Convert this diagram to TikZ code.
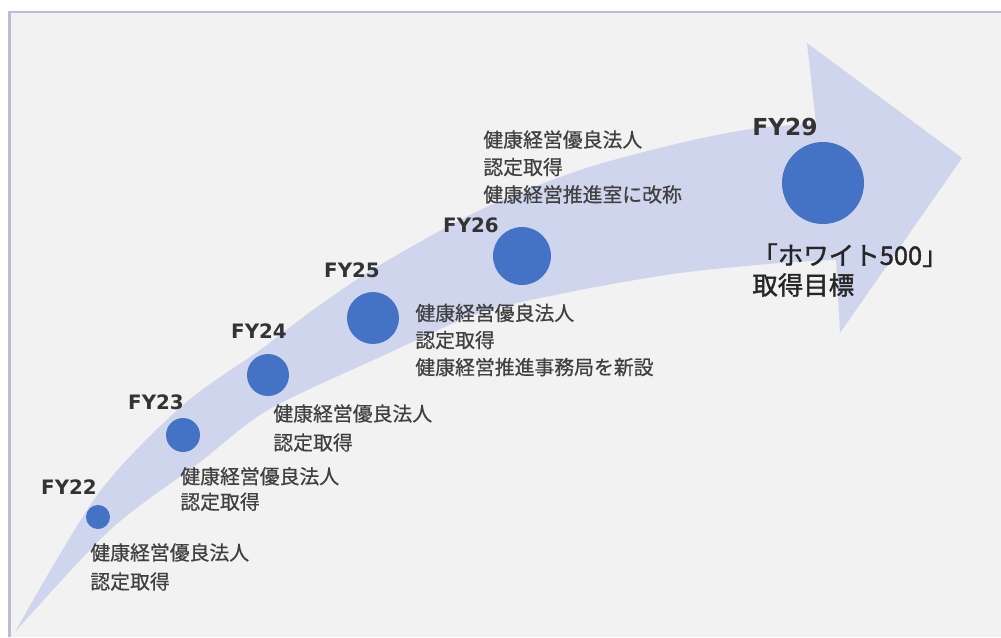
\documentclass[tikz,border=0pt]{standalone}
\usepackage{fontspec}
\setmainfont{Noto Sans CJK JP}
\newfontfamily\notefont{Noto Sans CJK JP}[FakeBold=0.6]
\newfontfamily\goalfont{Noto Sans CJK JP}[FakeBold=1.4]
\newfontfamily\fyfont{DejaVu Sans}
\usepackage{xcolor}
\usepackage{tikz}
\usetikzlibrary{positioning}
\definecolor{bggray}{RGB}{242,242,242}
\definecolor{frameblue}{RGB}{184,190,216}
\definecolor{bandblue}{RGB}{207,213,236}
\definecolor{dotblue}{RGB}{68,114,196}
\definecolor{txtgray}{RGB}{64,64,64}

\begin{document}
\begin{tikzpicture}[x=0.02cm, y=-0.02cm,
    dot/.style={circle, fill=dotblue, inner sep=0pt, minimum size=#1*0.04cm},
    year/.style={font=\fyfont\bfseries\fontsize{11.3}{13}\selectfont, text=black!80, inner sep=0pt},
    note/.style={font=\notefont\fontsize{11.3}{16.5}\selectfont, text=txtgray, align=left, anchor=west, inner sep=0pt}]
    \useasboundingbox (0,0) rectangle (1001,637);
    \fill[bggray] (10,12) rectangle (1001,637);
    \draw[frameblue, line width=1.2pt] (9.5,637) -- (9.5,12) -- (1001,12);
    \fill[bandblue] plot[smooth] coordinates {(15,632) (98,494) (183,405) (260,350) (317,307) (380,265) (480,210) (580,170) (680,143) (757,128) (816,124)}
        -- (807,43) -- (962,158) -- (840,333)
        -- plot[smooth] coordinates {(836,260) (780,263) (680,273) (580,290) (480,313) (380,357) (268,410) (200,462) (110,530) (15,632)} -- cycle;
    \foreach \n/\x/\y/\r in {22/98/517/12, 23/183/435/17, 24/268/375/21, 25/373/318/26, 26/522/256/29, 29/823/183/41}
        \node[dot=\r] (fy\n) at (\x,\y) {};
    \foreach \n/\x/\y in {22/69/487, 23/156/402, 24/259/331, 25/352/270, 26/471/225}
        \node[year] (y\n) at (\x,\y) {FY\n};
    \node[year, font=\fyfont\bfseries\fontsize{13.3}{15}\selectfont] (y29) at (785,127) {FY29};
    \node[note] (n22) at (90,567) {健康経営優良法人\\認定取得};
    \node[note, font=\notefont\fontsize{11.3}{14.5}\selectfont] (n23) at (180,489) {健康経営優良法人\\認定取得};
    \node[note] (n24) at (273,428) {健康経営優良法人\\認定取得};
    \node[note, font=\notefont\fontsize{11.3}{15.4}\selectfont] (n25) at (415,340) {健康経営優良法人\\認定取得\\健康経営推進事務局を新設};
    \node[note, font=\notefont\fontsize{11.3}{15.6}\selectfont] (n26) at (483,167) {健康経営優良法人\\認定取得\\健康経営推進室に改称};
    \node[note, font=\goalfont\fontsize{14.5}{17}\selectfont, text=black!85] (n29) at (752,270) {「ホワイト500」\\取得目標};
\end{tikzpicture}
\end{document}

-.-.-

### What the task asks:
Repeat the full listing above exactly, with no pictures in the copy.

### Expected answer:
Convert this diagram to TikZ code.
\documentclass[tikz,border=0pt]{standalone}
\usepackage{fontspec}
\setmainfont{Noto Sans CJK JP}
\newfontfamily\notefont{Noto Sans CJK JP}[FakeBold=0.6]
\newfontfamily\goalfont{Noto Sans CJK JP}[FakeBold=1.4]
\newfontfamily\fyfont{DejaVu Sans}
\usepackage{xcolor}
\usepackage{tikz}
\usetikzlibrary{positioning}
\definecolor{bggray}{RGB}{242,242,242}
\definecolor{frameblue}{RGB}{184,190,216}
\definecolor{bandblue}{RGB}{207,213,236}
\definecolor{dotblue}{RGB}{68,114,196}
\definecolor{txtgray}{RGB}{64,64,64}

\begin{document}
\begin{tikzpicture}[x=0.02cm, y=-0.02cm,
    dot/.style={circle, fill=dotblue, inner sep=0pt, minimum size=#1*0.04cm},
    year/.style={font=\fyfont\bfseries\fontsize{11.3}{13}\selectfont, text=black!80, inner sep=0pt},
    note/.style={font=\notefont\fontsize{11.3}{16.5}\selectfont, text=txtgray, align=left, anchor=west, inner sep=0pt}]
    \useasboundingbox (0,0) rectangle (1001,637);
    \fill[bggray] (10,12) rectangle (1001,637);
    \draw[frameblue, line width=1.2pt] (9.5,637) -- (9.5,12) -- (1001,12);
    \fill[bandblue] plot[smooth] coordinates {(15,632) (98,494) (183,405) (260,350) (317,307) (380,265) (480,210) (580,170) (680,143) (757,128) (816,124)}
        -- (807,43) -- (962,158) -- (840,333)
        -- plot[smooth] coordinates {(836,260) (780,263) (680,273) (580,290) (480,313) (380,357) (268,410) (200,462) (110,530) (15,632)} -- cycle;
    \foreach \n/\x/\y/\r in {22/98/517/12, 23/183/435/17, 24/268/375/21, 25/373/318/26, 26/522/256/29, 29/823/183/41}
        \node[dot=\r] (fy\n) at (\x,\y) {};
    \foreach \n/\x/\y in {22/69/487, 23/156/402, 24/259/331, 25/352/270, 26/471/225}
        \node[year] (y\n) at (\x,\y) {FY\n};
    \node[year, font=\fyfont\bfseries\fontsize{13.3}{15}\selectfont] (y29) at (785,127) {FY29};
    \node[note] (n22) at (90,567) {健康経営優良法人\\認定取得};
    \node[note, font=\notefont\fontsize{11.3}{14.5}\selectfont] (n23) at (180,489) {健康経営優良法人\\認定取得};
    \node[note] (n24) at (273,428) {健康経営優良法人\\認定取得};
    \node[note, font=\notefont\fontsize{11.3}{15.4}\selectfont] (n25) at (415,340) {健康経営優良法人\\認定取得\\健康経営推進事務局を新設};
    \node[note, font=\notefont\fontsize{11.3}{15.6}\selectfont] (n26) at (483,167) {健康経営優良法人\\認定取得\\健康経営推進室に改称};
    \node[note, font=\goalfont\fontsize{14.5}{17}\selectfont, text=black!85] (n29) at (752,270) {「ホワイト500」\\取得目標};
\end{tikzpicture}
\end{document}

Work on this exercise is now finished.